%%

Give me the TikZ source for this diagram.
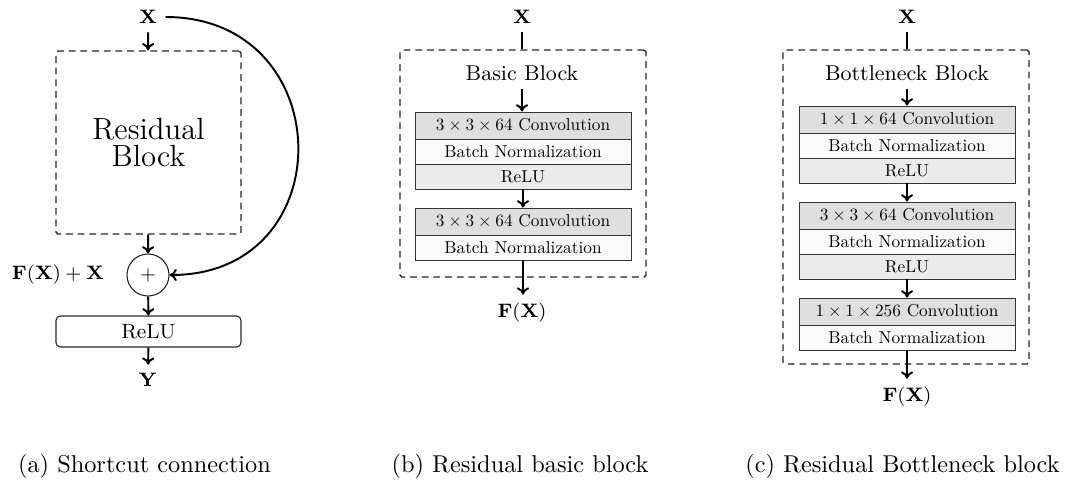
\documentclass[tikz,border=0pt]{standalone}
\usepackage{graphicx}
\usetikzlibrary{arrows.meta}
\newdimen\px \px=0.411pt
% layer labels: 10pt design size, shrunk to fit the layer bars
\newcommand{\laytxt}[1]{\scalebox{0.71}{#1}}
\begin{document}
\begin{tikzpicture}[x=0.411pt,y=-0.411pt,
  arr/.style={thick,-{To[length=3pt,width=5pt]}},
  link/.style={thick},
  frame/.style={draw=black!85,line width=0.55pt,dash pattern=on 2.8pt off 2pt,
    rounded corners=0.8pt,inner sep=0pt},
  layer/.style={draw=black!80,line width=0.4pt,minimum width=216\px,inner sep=0pt,
    font=\fontsize{10}{12}\selectfont},
  convl/.style={layer,fill=gray!25,minimum height=27\px},
  bnl/.style={layer,fill=gray!4,minimum height=25\px},
  relul/.style={layer,fill=gray!16,minimum height=25\px},
  sym/.style={font=\fontsize{8.5}{10}\selectfont},
  title/.style={font=\fontsize{8.8}{10}\selectfont},
  captxt/.style={font=\fontsize{10}{12}\selectfont}]
\useasboundingbox (0,0) rectangle (1071,483);

% (a) shortcut connection
\node[sym] (ax) at (148,17) {$\mathbf{X}$};
\node[frame,minimum width=185\px,minimum height=183\px,align=center,
  font=\fontsize{12.6}{10.7}\selectfont] (ares) at (148.5,142.5) {Residual\\Block};
\node[circle,draw=black!85,line width=0.45pt,minimum size=42\px,inner sep=0pt,
  font=\fontsize{10}{12}\selectfont] (aplus) at (148,275) {\scalebox{0.84}{$+$}};
\node[sym] (alabel) at (58,275) {$\mathbf{F}(\mathbf{X})+\mathbf{X}$};
\node[draw=black!85,line width=0.45pt,rounded corners=1.8pt,minimum width=185\px,
  minimum height=31\px,inner sep=0pt,sym] (arelu) at (148.5,331.5) {ReLU};
\node[sym] (ay) at (148,380) {$\mathbf{Y}$};
\draw[arr] (ax) -- (ares);
\draw[arr] (ares) -- (aplus);
\draw[arr] (aplus) -- (arelu);
\draw[arr] (arelu) -- (ay);
\draw[arr] (ax.east) .. controls +(174,0) and +(174,0) .. (aplus.east);

% (b) residual basic block
\node[sym] (bx) at (522,17) {$\mathbf{X}$};
\node[frame,minimum width=246\px,minimum height=227\px] (bframe) at (523,163.5) {};
\node[title] (btitle) at (522,73) {Basic Block};
\node[convl] (bc1) at (523,125.5) {\laytxt{$3\times3\times64$ Convolution}};
\node[bnl]   (bb1) at (523,151.5) {\laytxt{Batch Normalization}};
\node[relul] (br1) at (523,176.5) {\laytxt{ReLU}};
\node[convl] (bc2) at (523,221.5) {\laytxt{$3\times3\times64$ Convolution}};
\node[bnl]   (bb2) at (523,247.5) {\laytxt{Batch Normalization}};
\node[sym] (bfx) at (522,313) {$\mathbf{F}(\mathbf{X})$};
\draw[link] (bx.south) -- (bx.south |- bframe.north);
\draw[arr] (btitle.south) -- (btitle.south |- bc1.north);
\draw[arr] (br1) -- (bc2);
\draw[arr] (bb2.south) -- (bb2.south |- bfx.north);

% (c) residual bottleneck block
\node[sym] (cx) at (907,17) {$\mathbf{X}$};
\node[frame,minimum width=246\px,minimum height=314\px] (cframe) at (906,207) {};
\node[title] (ctitle) at (907,73) {Bottleneck Block};
\node[convl] (cc1) at (907,119.5) {\laytxt{$1\times1\times64$ Convolution}};
\node[bnl]   (cb1) at (907,145.5) {\laytxt{Batch Normalization}};
\node[relul] (cr1) at (907,170.5) {\laytxt{ReLU}};
\node[convl] (cc2) at (907,215.5) {\laytxt{$3\times3\times64$ Convolution}};
\node[bnl]   (cb2) at (907,241.5) {\laytxt{Batch Normalization}};
\node[relul] (cr2) at (907,266.5) {\laytxt{ReLU}};
\node[convl] (cc3) at (907,311.5) {\laytxt{$1\times1\times256$ Convolution}};
\node[bnl]   (cb3) at (907,337.5) {\laytxt{Batch Normalization}};
\node[sym] (cfx) at (907,397) {$\mathbf{F}(\mathbf{X})$};
\draw[link] (cx.south) -- (cx.south |- cframe.north);
\draw[arr] (ctitle) -- (cc1);
\draw[arr] (cr1) -- (cc2);
\draw[arr] (cr2) -- (cc3);
\draw[arr] (cb3) -- (cfx);

% captions
\node[captxt] (capa) at (144.5,466) {(a) Shortcut connection};
\node[captxt] (capb) at (520,466) {(b) Residual basic block};
\node[captxt] (capc) at (902.5,466) {(c) Residual Bottleneck block};
\end{tikzpicture}
\end{document}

%%

TASK STATEMENT ->
From the top of the listing above, repeat each line exactly until you reach the line containing "(0,0) rectangle (1071,483);", and repeat that one too. Leave the pictures out.

COMPLETE RESPONSE ->
Give me the TikZ source for this diagram.
\documentclass[tikz,border=0pt]{standalone}
\usepackage{graphicx}
\usetikzlibrary{arrows.meta}
\newdimen\px \px=0.411pt
% layer labels: 10pt design size, shrunk to fit the layer bars
\newcommand{\laytxt}[1]{\scalebox{0.71}{#1}}
\begin{document}
\begin{tikzpicture}[x=0.411pt,y=-0.411pt,
  arr/.style={thick,-{To[length=3pt,width=5pt]}},
  link/.style={thick},
  frame/.style={draw=black!85,line width=0.55pt,dash pattern=on 2.8pt off 2pt,
    rounded corners=0.8pt,inner sep=0pt},
  layer/.style={draw=black!80,line width=0.4pt,minimum width=216\px,inner sep=0pt,
    font=\fontsize{10}{12}\selectfont},
  convl/.style={layer,fill=gray!25,minimum height=27\px},
  bnl/.style={layer,fill=gray!4,minimum height=25\px},
  relul/.style={layer,fill=gray!16,minimum height=25\px},
  sym/.style={font=\fontsize{8.5}{10}\selectfont},
  title/.style={font=\fontsize{8.8}{10}\selectfont},
  captxt/.style={font=\fontsize{10}{12}\selectfont}]
\useasboundingbox (0,0) rectangle (1071,483);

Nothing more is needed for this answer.